Decision Fatigue: Why Your Willpower Runs Out
It’s 3pm. You’ve been making decisions all day — what to prioritize, how to respond to emails, whether to attend that meeting, what approach to take on the project. Now you need to do your most important work, but you can’t seem to focus. Your brain feels foggy. You default to the easiest option instead of the best one. Welcome to decision fatigue.
What decision fatigue is
Decision fatigue is the deteriorating quality of decisions made after a long session of decision-making. The concept originates from Roy Baumeister’s Strength Model of Self-Control, which proposes that humans have a limited pool of cognitive resources for self-regulation — and every decision draws from that pool.
The most striking evidence comes from a study of Israeli parole board judges. Researchers found that prisoners who appeared early in the morning received parole about 65% of the time, while those who appeared late in the afternoon received it less than 10% of the time — regardless of the severity of their case. As the judges made more decisions throughout the day, they increasingly defaulted to the status quo (denying parole) rather than engaging with the complexity of each case.
How it affects your productivity
Decision fatigue doesn’t just make you choose poorly — it changes how you work:
- You procrastinate: When decision-making resources are depleted, your brain avoids tasks that require complex judgment. You default to easy, low-value work.
- You take shortcuts: Instead of evaluating options carefully, you go with whatever’s fastest or most familiar.
- You avoid deciding altogether: Depleted decision-makers often defer choices, which creates more open loops and more cognitive load.
- You’re more impulsive: The self-control resources that help you resist distractions are the same ones spent on decisions. After a day of deciding, you’re less able to resist checking your phone or wandering to social media.
The science is nuanced
It’s worth noting that decision fatigue research has faced scrutiny. The ego depletion theory became central to psychology’s “replication crisis” when some labs couldn’t reproduce early findings. Carol Dweck’s mindset model proposes an alternative: the experience of willpower depletion may be moderated by your beliefs about willpower. People who believe willpower is limited show depletion effects; those who don’t, often don’t.
The practical takeaway is that decision fatigue is real — most people experience it — but it may be partly influenced by expectations. Either way, reducing unnecessary decisions frees up cognitive resources for the work that matters.
6 strategies to combat decision fatigue
1. Front-load important decisions
Your decision-making resources are fullest in the morning. Schedule your most consequential choices — strategic planning, creative problem-solving, complex analysis — for the first few hours of your day. Save routine decisions for the afternoon.
2. Reduce daily decisions through routines
Every routine eliminates a decision. Steve Jobs wore the same outfit daily not as an eccentricity but as a strategy. You don’t need to go that far, but consider:
- Prepare tomorrow’s clothes tonight
- Eat the same breakfast on weekdays
- Have a fixed morning routine that requires zero choices
- Use a default schedule for your work blocks
Each automated decision is cognitive energy preserved for something more important.

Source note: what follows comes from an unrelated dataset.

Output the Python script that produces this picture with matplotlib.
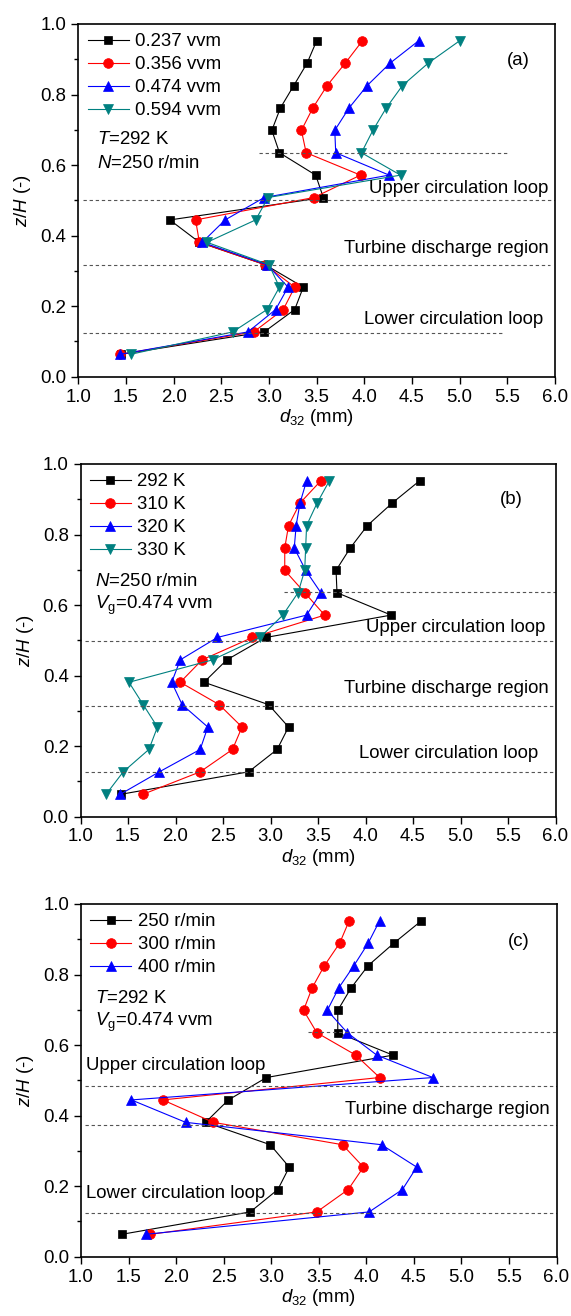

3. Batch similar decisions
Answering emails one-by-one throughout the day means making dozens of micro-decisions across different contexts. Batching them into two 30-minute blocks means your brain stays in one decision mode. Apply the same principle to administrative tasks, scheduling, and any recurring choice category.
4. Use time blocking to pre-decide your day
When you plan your day in advance — assigning specific tasks to specific time blocks — you eliminate the recurring “what should I work on next?” decision. The plan is already made. You just execute.
5. Create decision frameworks
For recurring decisions, create rules that eliminate the need to decide each time:
- “Any meeting request under 30 minutes gets auto-accepted”
- “I always process email at 9am and 3pm, never between”
- “If a task takes less than two minutes, I do it immediately”
These frameworks convert repeated decisions into automatic responses, similar to how implementation intentions work.
6. Simplify your task list
A task list with 50 items forces you to scan, evaluate, and prioritize every time you open it. A focused list of 5-7 items for today requires almost no decision-making — you just work through it in order.
The broader principle
Decision fatigue is ultimately about resource allocation. You have a finite amount of cognitive energy each day. Every unnecessary decision — what to wear, what to eat, what to work on, how to respond — draws from the same pool you need for your most important thinking.
The people who accomplish the most aren’t the ones with the most willpower. They’re the ones who’ve designed their environment, routines, and systems to require the fewest decisions. They conserve their limited cognitive resources for the choices that actually matter.